* _SHORT PROBLEM_: Restate each of the lines below word for word and drop every picture.
★ ★ ★ ★ ★ ★ ★
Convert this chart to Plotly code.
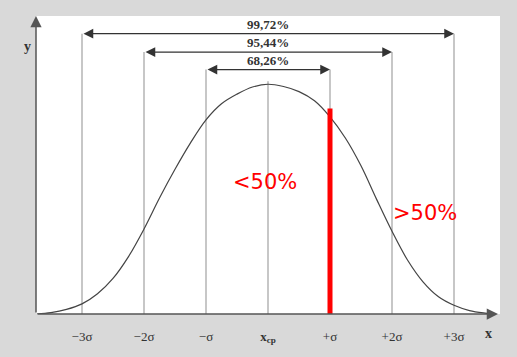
import plotly.graph_objects as go

# ---- data ----
curve_x = [-3.73, -3.5, -3.25, -3.0, -2.75, -2.5, -2.25, -2.0, -1.75, -1.5, -1.25, -1.0,
           -0.75, -0.5, -0.25, 0.0, 0.25, 0.5, 0.75, 1.0, 1.25, 1.5, 1.75, 2.0, 2.25,
           2.5, 2.75, 3.0, 3.25, 3.5, 3.66]
curve_y = [0.0, 0.006, 0.02, 0.044, 0.088, 0.155, 0.25, 0.37, 0.505, 0.63, 0.745, 0.845,
           0.915, 0.957, 0.988, 1.0, 0.99, 0.968, 0.928, 0.858, 0.765, 0.645, 0.50, 0.36, 0.235,
           0.14, 0.075, 0.038, 0.015, 0.004, 0.0]
tick_vals = [-3, -2, -1, 0, 1, 2, 3]
tick_text = ["−3σ", "−2σ", "−σ", "<b>x<sub>ср</sub></b>", "+σ", "+2σ", "+3σ"]
interval_half = [3, 2, 1]
interval_labels = ["99,72%", "95,44%", "68,26%"]
marker_x = 1.0
marker_top = 0.894
region_labels = ["<50%", ">50%"]
region_x = [-0.05, 2.53]
region_y = [0.576, 0.44]

XR = [-3.742, 3.742]
YR = [0, 1.297]
arrow_levels = [1.22, 1.14, 1.064]
center_top = 1.013
GRID = "#b4b4b4"
DARK = "#333333"
SERIF = "Liberation Serif"

fig = go.Figure()
fig.add_trace(go.Scatter(x=curve_x, y=curve_y, mode="lines",
                         line=dict(color="#444444", width=1.2, shape="spline", smoothing=1.0),
                         hoverinfo="skip", showlegend=False))

shapes = []
for h, lvl in zip(interval_half, arrow_levels):
    for s in (-1, 1):
        shapes.append(dict(type="line", xref="x", yref="y", x0=s * h, x1=s * h,
                           y0=0, y1=lvl, line=dict(color=GRID, width=1.5), layer="below"))
shapes.append(dict(type="line", xref="x", yref="y", x0=0, x1=0, y0=0, y1=center_top,
                   line=dict(color=GRID, width=1.5), layer="below"))
shapes.append(dict(type="line", xref="x", yref="y", x0=marker_x, x1=marker_x, y0=0,
                   y1=marker_top, line=dict(color="#ff0000", width=5)))

ann = []
for h, lvl, lab in zip(interval_half, arrow_levels, interval_labels):
    ann.append(dict(x=h, y=lvl, ax=-h, ay=lvl, xref="x", yref="y", axref="x", ayref="y",
                    text="", showarrow=True, arrowhead=2, arrowside="end+start",
                    arrowsize=1.5, arrowwidth=1.3, arrowcolor=DARK))
    ann.append(dict(x=0, y=lvl, xref="x", yref="y", text="<b>" + lab + "</b>",
                    showarrow=False, yanchor="bottom", yshift=0,
                    font=dict(family=SERIF, size=13, color=DARK)))
# axes arrows
ann.append(dict(x=XR[0], y=YR[1], ax=XR[0], ay=0, xref="x", yref="y", axref="x", ayref="y",
                text="", showarrow=True, arrowhead=2, arrowsize=1.5, arrowwidth=1.5,
                arrowcolor="#555555"))
ann.append(dict(x=3.71, y=0, ax=XR[0], ay=0, xref="x", yref="y", axref="x", ayref="y",
                text="", showarrow=True, arrowhead=2, arrowsize=1.5, arrowwidth=1.5,
                arrowcolor="#555555"))
ann.append(dict(x=-0.022, y=(322 - 43) / 306, xref="paper", yref="paper", text="<b>y</b>",
                xshift=-4, yshift=5,
                showarrow=False, font=dict(family=SERIF, size=14, color=DARK)))
ann.append(dict(x=3.55, y=0, xref="x", yref="y", yshift=-19, text="<b>x</b>", showarrow=False,
                font=dict(family=SERIF, size=14, color=DARK)))
for t, rx, ry in zip(region_labels, region_x, region_y):
    ann.append(dict(x=rx, y=ry, xref="x", yref="y", text=t, showarrow=False,
                    font=dict(family="DejaVu Sans", size=21, color="#ff0000")))

fig.update_layout(
    width=517, height=357,
    margin=dict(l=36, r=17, t=16, b=35),
    paper_bgcolor="#d9d9d9", plot_bgcolor="#ffffff",
    shapes=shapes, annotations=ann,
    xaxis=dict(range=XR, showgrid=False, zeroline=False, showline=False,
               tickmode="array", tickvals=tick_vals, ticktext=tick_text,
               ticks="outside", ticklen=10, tickcolor="rgba(0,0,0,0)",
               tickfont=dict(family=SERIF, size=13, color=DARK)),
    yaxis=dict(range=YR, showgrid=False, zeroline=False, showline=False,
               showticklabels=False, ticks=""),
)

fig.write_html("out.html", config={"displayModeBar": False},
               post_script="document.body.style.margin='0';document.body.style.overflow='hidden';document.body.style.background='#d9d9d9';")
★ ★ ★ ★ ★ ★ ★
* _THE RESULT_:
Convert this chart to Plotly code.
import plotly.graph_objects as go

# ---- data ----
curve_x = [-3.73, -3.5, -3.25, -3.0, -2.75, -2.5, -2.25, -2.0, -1.75, -1.5, -1.25, -1.0,
           -0.75, -0.5, -0.25, 0.0, 0.25, 0.5, 0.75, 1.0, 1.25, 1.5, 1.75, 2.0, 2.25,
           2.5, 2.75, 3.0, 3.25, 3.5, 3.66]
curve_y = [0.0, 0.006, 0.02, 0.044, 0.088, 0.155, 0.25, 0.37, 0.505, 0.63, 0.745, 0.845,
           0.915, 0.957, 0.988, 1.0, 0.99, 0.968, 0.928, 0.858, 0.765, 0.645, 0.50, 0.36, 0.235,
           0.14, 0.075, 0.038, 0.015, 0.004, 0.0]
tick_vals = [-3, -2, -1, 0, 1, 2, 3]
tick_text = ["−3σ", "−2σ", "−σ", "<b>x<sub>ср</sub></b>", "+σ", "+2σ", "+3σ"]
interval_half = [3, 2, 1]
interval_labels = ["99,72%", "95,44%", "68,26%"]
marker_x = 1.0
marker_top = 0.894
region_labels = ["<50%", ">50%"]
region_x = [-0.05, 2.53]
region_y = [0.576, 0.44]

XR = [-3.742, 3.742]
YR = [0, 1.297]
arrow_levels = [1.22, 1.14, 1.064]
center_top = 1.013
GRID = "#b4b4b4"
DARK = "#333333"
SERIF = "Liberation Serif"

fig = go.Figure()
fig.add_trace(go.Scatter(x=curve_x, y=curve_y, mode="lines",
                         line=dict(color="#444444", width=1.2, shape="spline", smoothing=1.0),
                         hoverinfo="skip", showlegend=False))

shapes = []
for h, lvl in zip(interval_half, arrow_levels):
    for s in (-1, 1):
        shapes.append(dict(type="line", xref="x", yref="y", x0=s * h, x1=s * h,
                           y0=0, y1=lvl, line=dict(color=GRID, width=1.5), layer="below"))
shapes.append(dict(type="line", xref="x", yref="y", x0=0, x1=0, y0=0, y1=center_top,
                   line=dict(color=GRID, width=1.5), layer="below"))
shapes.append(dict(type="line", xref="x", yref="y", x0=marker_x, x1=marker_x, y0=0,
                   y1=marker_top, line=dict(color="#ff0000", width=5)))

ann = []
for h, lvl, lab in zip(interval_half, arrow_levels, interval_labels):
    ann.append(dict(x=h, y=lvl, ax=-h, ay=lvl, xref="x", yref="y", axref="x", ayref="y",
                    text="", showarrow=True, arrowhead=2, arrowside="end+start",
                    arrowsize=1.5, arrowwidth=1.3, arrowcolor=DARK))
    ann.append(dict(x=0, y=lvl, xref="x", yref="y", text="<b>" + lab + "</b>",
                    showarrow=False, yanchor="bottom", yshift=0,
                    font=dict(family=SERIF, size=13, color=DARK)))
# axes arrows
ann.append(dict(x=XR[0], y=YR[1], ax=XR[0], ay=0, xref="x", yref="y", axref="x", ayref="y",
                text="", showarrow=True, arrowhead=2, arrowsize=1.5, arrowwidth=1.5,
                arrowcolor="#555555"))
ann.append(dict(x=3.71, y=0, ax=XR[0], ay=0, xref="x", yref="y", axref="x", ayref="y",
                text="", showarrow=True, arrowhead=2, arrowsize=1.5, arrowwidth=1.5,
                arrowcolor="#555555"))
ann.append(dict(x=-0.022, y=(322 - 43) / 306, xref="paper", yref="paper", text="<b>y</b>",
                xshift=-4, yshift=5,
                showarrow=False, font=dict(family=SERIF, size=14, color=DARK)))
ann.append(dict(x=3.55, y=0, xref="x", yref="y", yshift=-19, text="<b>x</b>", showarrow=False,
                font=dict(family=SERIF, size=14, color=DARK)))
for t, rx, ry in zip(region_labels, region_x, region_y):
    ann.append(dict(x=rx, y=ry, xref="x", yref="y", text=t, showarrow=False,
                    font=dict(family="DejaVu Sans", size=21, color="#ff0000")))

fig.update_layout(
    width=517, height=357,
    margin=dict(l=36, r=17, t=16, b=35),
    paper_bgcolor="#d9d9d9", plot_bgcolor="#ffffff",
    shapes=shapes, annotations=ann,
    xaxis=dict(range=XR, showgrid=False, zeroline=False, showline=False,
               tickmode="array", tickvals=tick_vals, ticktext=tick_text,
               ticks="outside", ticklen=10, tickcolor="rgba(0,0,0,0)",
               tickfont=dict(family=SERIF, size=13, color=DARK)),
    yaxis=dict(range=YR, showgrid=False, zeroline=False, showline=False,
               showticklabels=False, ticks=""),
)

fig.write_html("out.html", config={"displayModeBar": False},
               post_script="document.body.style.margin='0';document.body.style.overflow='hidden';document.body.style.background='#d9d9d9';")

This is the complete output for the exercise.